+++ Data +++

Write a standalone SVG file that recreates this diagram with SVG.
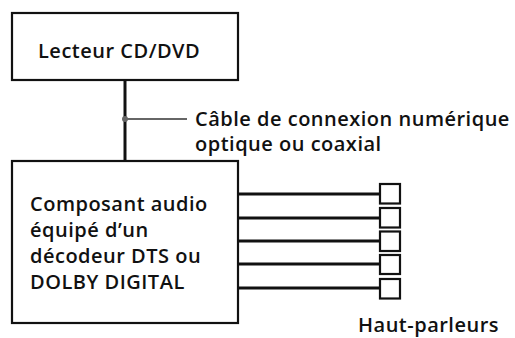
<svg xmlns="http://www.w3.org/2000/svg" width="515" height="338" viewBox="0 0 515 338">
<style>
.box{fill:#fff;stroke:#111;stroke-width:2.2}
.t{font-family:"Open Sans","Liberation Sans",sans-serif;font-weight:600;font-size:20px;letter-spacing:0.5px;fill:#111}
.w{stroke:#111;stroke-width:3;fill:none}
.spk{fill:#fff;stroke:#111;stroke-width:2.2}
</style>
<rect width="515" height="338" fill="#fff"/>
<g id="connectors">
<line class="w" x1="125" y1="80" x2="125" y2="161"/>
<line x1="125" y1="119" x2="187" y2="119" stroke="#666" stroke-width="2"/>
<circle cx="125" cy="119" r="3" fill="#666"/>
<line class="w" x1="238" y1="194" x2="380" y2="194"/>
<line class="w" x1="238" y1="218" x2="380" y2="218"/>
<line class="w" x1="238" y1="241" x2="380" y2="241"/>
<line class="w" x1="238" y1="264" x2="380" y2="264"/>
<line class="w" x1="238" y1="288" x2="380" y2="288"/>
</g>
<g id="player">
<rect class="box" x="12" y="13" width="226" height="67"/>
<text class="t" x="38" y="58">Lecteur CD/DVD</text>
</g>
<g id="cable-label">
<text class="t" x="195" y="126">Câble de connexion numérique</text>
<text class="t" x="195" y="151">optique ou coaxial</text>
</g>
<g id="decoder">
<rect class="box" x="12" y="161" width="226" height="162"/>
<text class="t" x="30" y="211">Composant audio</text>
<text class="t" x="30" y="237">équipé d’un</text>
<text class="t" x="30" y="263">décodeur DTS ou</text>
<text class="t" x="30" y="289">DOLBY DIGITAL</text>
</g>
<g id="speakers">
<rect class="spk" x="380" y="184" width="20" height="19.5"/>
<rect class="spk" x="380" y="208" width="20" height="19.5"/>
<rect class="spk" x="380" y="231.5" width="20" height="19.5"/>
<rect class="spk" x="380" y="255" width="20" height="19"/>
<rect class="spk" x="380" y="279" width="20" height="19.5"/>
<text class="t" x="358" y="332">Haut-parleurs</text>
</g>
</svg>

+++

● **Task prompt**:
All of the data needs repeating exactly, but the pictures do not.

● **Exercise result**:
Write a standalone SVG file that recreates this diagram with SVG.
<svg xmlns="http://www.w3.org/2000/svg" width="515" height="338" viewBox="0 0 515 338">
<style>
.box{fill:#fff;stroke:#111;stroke-width:2.2}
.t{font-family:"Open Sans","Liberation Sans",sans-serif;font-weight:600;font-size:20px;letter-spacing:0.5px;fill:#111}
.w{stroke:#111;stroke-width:3;fill:none}
.spk{fill:#fff;stroke:#111;stroke-width:2.2}
</style>
<rect width="515" height="338" fill="#fff"/>
<g id="connectors">
<line class="w" x1="125" y1="80" x2="125" y2="161"/>
<line x1="125" y1="119" x2="187" y2="119" stroke="#666" stroke-width="2"/>
<circle cx="125" cy="119" r="3" fill="#666"/>
<line class="w" x1="238" y1="194" x2="380" y2="194"/>
<line class="w" x1="238" y1="218" x2="380" y2="218"/>
<line class="w" x1="238" y1="241" x2="380" y2="241"/>
<line class="w" x1="238" y1="264" x2="380" y2="264"/>
<line class="w" x1="238" y1="288" x2="380" y2="288"/>
</g>
<g id="player">
<rect class="box" x="12" y="13" width="226" height="67"/>
<text class="t" x="38" y="58">Lecteur CD/DVD</text>
</g>
<g id="cable-label">
<text class="t" x="195" y="126">Câble de connexion numérique</text>
<text class="t" x="195" y="151">optique ou coaxial</text>
</g>
<g id="decoder">
<rect class="box" x="12" y="161" width="226" height="162"/>
<text class="t" x="30" y="211">Composant audio</text>
<text class="t" x="30" y="237">équipé d’un</text>
<text class="t" x="30" y="263">décodeur DTS ou</text>
<text class="t" x="30" y="289">DOLBY DIGITAL</text>
</g>
<g id="speakers">
<rect class="spk" x="380" y="184" width="20" height="19.5"/>
<rect class="spk" x="380" y="208" width="20" height="19.5"/>
<rect class="spk" x="380" y="231.5" width="20" height="19.5"/>
<rect class="spk" x="380" y="255" width="20" height="19"/>
<rect class="spk" x="380" y="279" width="20" height="19.5"/>
<text class="t" x="358" y="332">Haut-parleurs</text>
</g>
</svg>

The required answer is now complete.